1242. Robert Southey and Thomas Southey to Charles Danvers, [12 December 1806] ⁠* 

My dear Danvers

I shall be glad of Whitfields Memoirs [1]  – & also of his Letters [2]  if the copy you speak of be in good & cleanly condition, there being I think some danger of its displaying the unction of female fingers. Have you any friend at Bath who can buy me a book there? – for I remember years ago in Hazards Catalogue, [3]  where it is likely to remain still – the Pilgrims Progress from Quakerism to Christianity by a Mr Bugg, [4]  – a name of such remarkable beauty as not easily to be forgotten. Now a few shillings may well be ventured upon this Essence of Bugg, – for I have to review Clarksons book, [5]  & also to write one of Espriellas letters upon the Quakers, [6]  & if this book be any way correspondent to its title it would repay its own cost.

As it seems you have to look out the books again (– indeed I am sorry to give you so troublesome a job –) add to them a small 4to – Juniperized [7]  in [MS obscured] & lettered Romances Sueltos. [8]  & Wesleys Journal – 5 Vols in boards. [9] 

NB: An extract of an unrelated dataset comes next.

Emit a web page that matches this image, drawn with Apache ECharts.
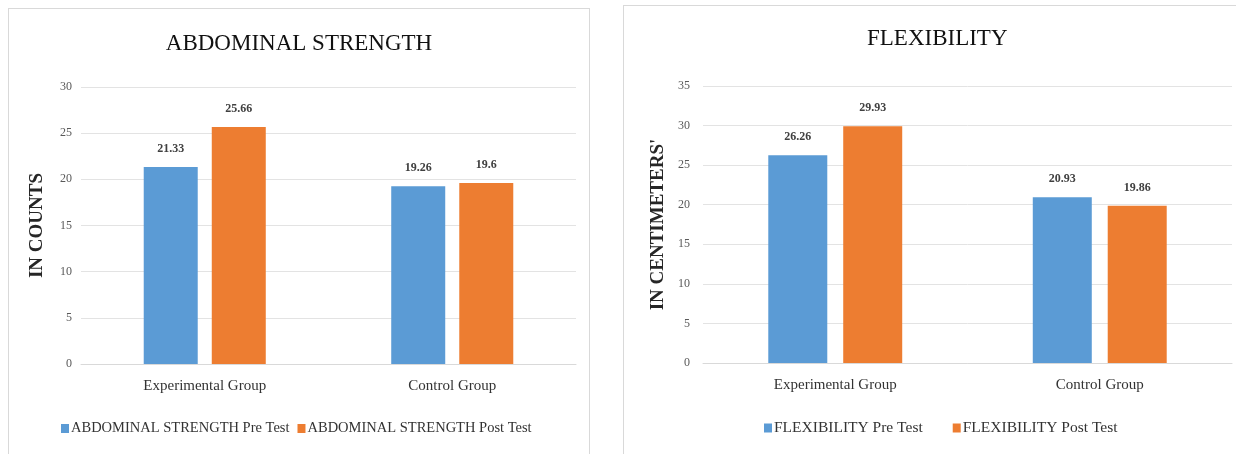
<!DOCTYPE html>
<html>
<head>
<meta charset="utf-8">
<script src="https://cdn.jsdelivr.net/npm/echarts@6/dist/echarts.min.js"></script>
<style>
  html, body { margin: 0; padding: 0; background: #fff; width: 1236px; height: 454px; overflow: hidden; }
  .panel { position: absolute; border: 1px solid #d9d9d9; background: #fff; box-sizing: border-box; }
  #abd { left: 8px; top: 8px; width: 582px; height: 460px; }
  #flex { left: 623px; top: 5px; width: 630px; height: 460px; }
</style>
</head>
<body>
<div id="abd" class="panel"></div>
<div id="flex" class="panel"></div>
<script>
// Groups compared in both tests
const categories = ['Experimental Group', 'Control Group'];

// Abdominal strength (counts)
const abdominalPre = [21.33, 19.26];
const abdominalPost = [25.66, 19.6];
const abdominalTicks = { min: 0, max: 30, interval: 5 };

// Flexibility (centimeters)
const flexibilityPre = [26.26, 20.93];
const flexibilityPost = [29.93, 19.86];
const flexibilityTicks = { min: 0, max: 35, interval: 5 };

const BLUE = '#5b9bd5';
const ORANGE = '#ed7d31';
const FONT = '"Liberation Serif", "DejaVu Serif", serif';

function buildOption(cfg) {
  const labelStyle = {
    show: true, position: 'top', distance: 12,
    fontFamily: FONT, fontSize: 12, fontWeight: 'bold', color: '#404040',
    formatter: p => String(p.value)
  };
  return {
    animation: false,
    textStyle: { fontFamily: FONT },
    title: {
      text: cfg.title, top: cfg.titleTop, left: cfg.titleLeft,
      textStyle: { fontFamily: FONT, fontSize: 23, fontWeight: 'normal', color: '#111' }
    },
    legend: {
      bottom: cfg.legendBottom, left: cfg.legendLeft,
      icon: 'rect', itemWidth: 8, itemHeight: 9, itemGap: cfg.legendGap,
      textStyle: { fontFamily: FONT, fontSize: cfg.legendSize, color: '#333', padding: [0, 0, 0, -3] },
      data: [cfg.preName, cfg.postName]
    },
    grid: { left: cfg.gridLeft, top: cfg.gridTop, width: cfg.gridWidth, height: 277, containLabel: false },
    xAxis: {
      type: 'category', data: categories,
      axisTick: { show: false },
      axisLine: { lineStyle: { color: '#d9d9d9' } },
      axisLabel: { fontFamily: FONT, fontSize: 15, color: '#333', margin: 15 }
    },
    yAxis: {
      type: 'value', min: cfg.ticks.min, max: cfg.ticks.max, interval: cfg.ticks.interval,
      name: cfg.yName, nameLocation: 'middle', nameGap: cfg.nameGap, nameRotate: 90,
      nameTextStyle: { fontFamily: FONT, fontSize: cfg.nameSize, fontWeight: 'bold', color: '#262626' },
      axisLine: { show: false }, axisTick: { show: false },
      axisLabel: { fontFamily: FONT, fontSize: 12, color: '#595959', margin: cfg.tickMargin },
      splitLine: { lineStyle: { color: '#e3e3e3' } }
    },
    series: [
      { name: cfg.preName, type: 'bar', data: cfg.pre, barWidth: cfg.barWidth, barGap: cfg.barGap,
        itemStyle: { color: BLUE }, label: labelStyle },
      { name: cfg.postName, type: 'bar', data: cfg.post, barWidth: cfg.barWidth, barGap: cfg.barGap,
        itemStyle: { color: ORANGE }, label: labelStyle }
    ]
  };
}

echarts.init(document.getElementById('abd'), null, { renderer: 'canvas' }).setOption(buildOption({
  title: 'ABDOMINAL STRENGTH', titleTop: 18, titleLeft: 'center',
  yName: 'IN COUNTS', nameGap: 34, nameSize: 19, tickMargin: 9,
  preName: 'ABDOMINAL STRENGTH Pre Test', postName: 'ABDOMINAL STRENGTH Post Test',
  pre: abdominalPre, post: abdominalPost, ticks: abdominalTicks,
  gridLeft: 72, gridTop: 78, gridWidth: 495,
  barWidth: 54, barGap: '26%',
  legendBottom: 26, legendLeft: 47, legendGap: 8, legendSize: 14.5
}));

echarts.init(document.getElementById('flex'), null, { renderer: 'canvas' }).setOption(buildOption({
  title: 'FLEXIBILITY', titleTop: 16, titleLeft: 238,
  yName: "IN CENTIMETERS'", nameGap: 35, nameSize: 19, tickMargin: 13,
  preName: 'FLEXIBILITY Pre Test', postName: 'FLEXIBILITY Post Test',
  pre: flexibilityPre, post: flexibilityPost, ticks: flexibilityTicks,
  gridLeft: 79, gridTop: 80, gridWidth: 529,
  barWidth: 59, barGap: '27%',
  legendBottom: 23, legendLeft: 135, legendGap: 30, legendSize: 15.5
}));
</script>
</body>
</html>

Almost I may say that the only uncomfortable thoughts or feelings I have are when I think about my poor books, & certainly it does fret my very heart strings to think how much I want them & how much they want me, – & that instead of being the pride of my eyes & joy of my life as they would be, they are a source of inconvenience & vexation. I will try my very utmost to raise money next year, & settle them & my family before I go abroad – if abroad it should be possible to go. My Cid [10]  will – with its historical introduction, its notes, & its appendix of bibliography & criticism, well fill a quarto volume, – so do my plans usually extend before me! When this is ready I will offer the copy right for sale, & ask three hundred xxx for it, resolving to take 250. It is doubtful whether I can get this, yet I think not unlikely. It is not pleasant to do it, because it is parting with the principle, – & if it pays the bookseller for this price, it would have paid me better not to have sold it, – but – where there is no remedy patience.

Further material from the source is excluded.